Try it with pork steaks, or over gnocchi, and crispy fried sage.

It’s very good with scallops and lemon.

Or on a Dutch Baby (ever heard of that?). It’s a cross between a custard, a crepe and a pancake.

Because ‘noisette’ means ‘hazelnut’ it’s not surprising that the butter is further improved by the addition of a few chopped hazelnuts, but other nuts, walnuts and pecans for example, work well too. Mix in some pine nuts, and spoon over green beans.

Because of the rich depth of the taste, beurre noisette also teams up well with a little lemon juice which cuts across the richness.

George Barson at Kitty Fisher’s restaurant in London adds Marmite to his beurre noisette. He thinks beurre noisette can be toffee-ishly sweet, and the Marmite brings it back to being savoury. He brushes it over all kinds of grilled red meat.

Steafel (see quote at the top of this post) suggests: beat with icing sugar and slather onto a cake; use to fry chestnut mushrooms with garlic; add to mashed potatoes; warm with sage and garlic to toss with ravioli; make shrimp toast – the toast can be crostini to have with drinks; or a muffin and poached eggs to have as a hearty brunch. Steafel allows her brown butter to cool and then whips it to the consistency of butter icing. Then cook the shrimp with the butter and some cayenne and nutmeg, a squirt of lemon, and serve atop the bread.

Beurre Noisette hack from Edd Kimber

Edd Kimber says toasted milk powder is one of his favourite ingredients – he’s renamed it ‘double brown butter’. He adds it instead of or as well as ‘real’ brown butter for extra nuttiness.
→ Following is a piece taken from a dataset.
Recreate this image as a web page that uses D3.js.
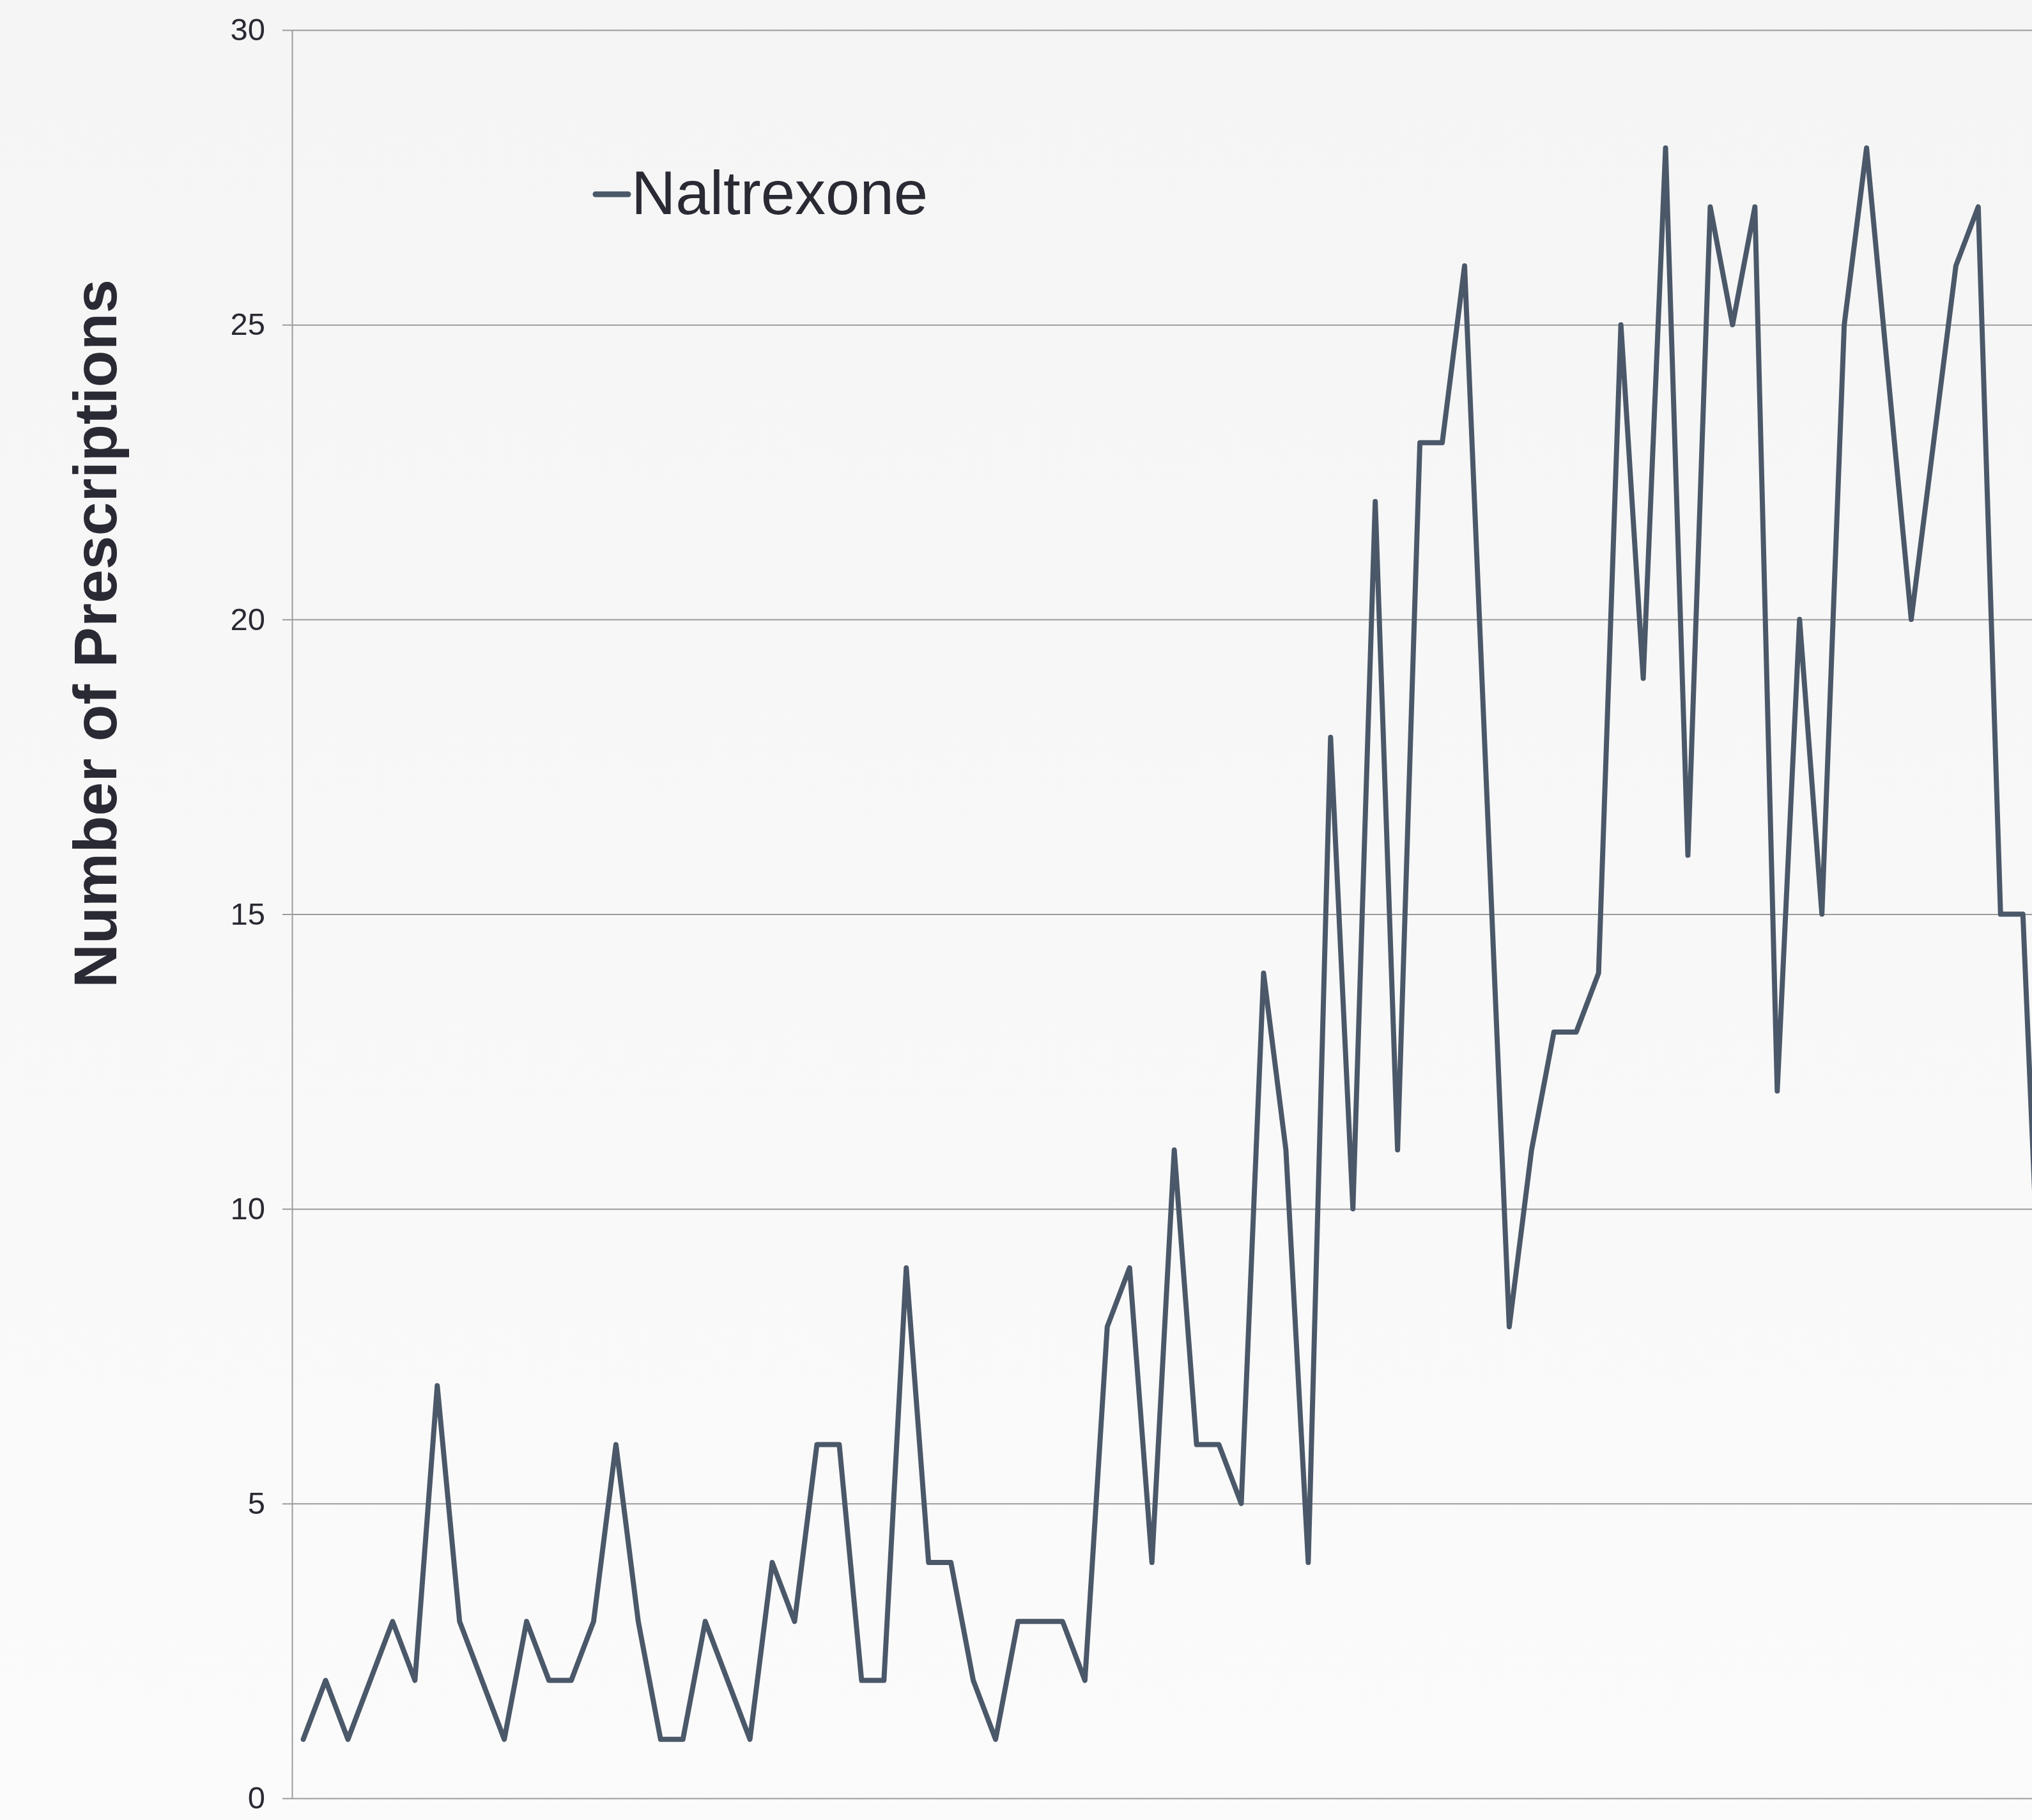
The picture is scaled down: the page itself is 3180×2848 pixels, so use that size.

Beurre Noisette is not difficult to achieve… you just have to heat up some butter and try not to burn it completely.

Here is the method for making beurre noisette in a bit more detail:

  1. You heat up, ideally unsalted, butter in a small saucepan over a medium heat. You need a light-coloured pan, so that you can easily see the colour of the butter changing. You need a heavy-bottomed, good quality saucepan which will distribute the heat slowly and evenly. If you use a thin-based pan some of the butter will begin to burn before  all the milk solids have transformed themselves into their desired rich brown hazelnut colour. For the same reason (the control of the heating process) it’s best to start with room temperature butter.
  2. The slow, controlled heat will separate the butterfat from the milk solids and the water content of the butter will come off as steam. It’s the milk solids which naturally sink to the bottom of the pan and then turn gold which give the toasty flavour.
  3. Don’t get impatient – it can take anything up to half an hour. The original volume will have reduced to about a quarter. Reduce the heat and watch it like a hawk.
  4. As soon as brown flecks start to appear it’s done. Take it off the heat immediately. Leave to cool. It will keep in the fridge for a couple of weeks.
brown butter recipe
You can see the milk solids starting to burn.

Clarified butter

If you separate out these deep-tasting solids from the clear butterfat, the remaining butter is known as clarified butter, or in Indian and south Asian cooking as ghee, and in the Middle East as samna.  If you want to buy good quality, organic ghee, go to the Fushi website.

Clarified butter is also used extensively in Venetian cooking. As Mina Holland describes, in The Edible Atlas: Around the World in Thirty-Nine Cuisines:

“Instead of olive oil, Venetians and other northerners such as the Milanese historically used clarified butter, a seemingly small difference that makes for some significant variation in cuisines. The use of clarified butter, for example, accounts for Veneto’s creamy risottos with their soup-like consistency. Risi e bisi (which translates to rice and peas, and also contains mint) is a local favourite that, from the fifteenth century onwards, was made to honour St Mark’s Day.”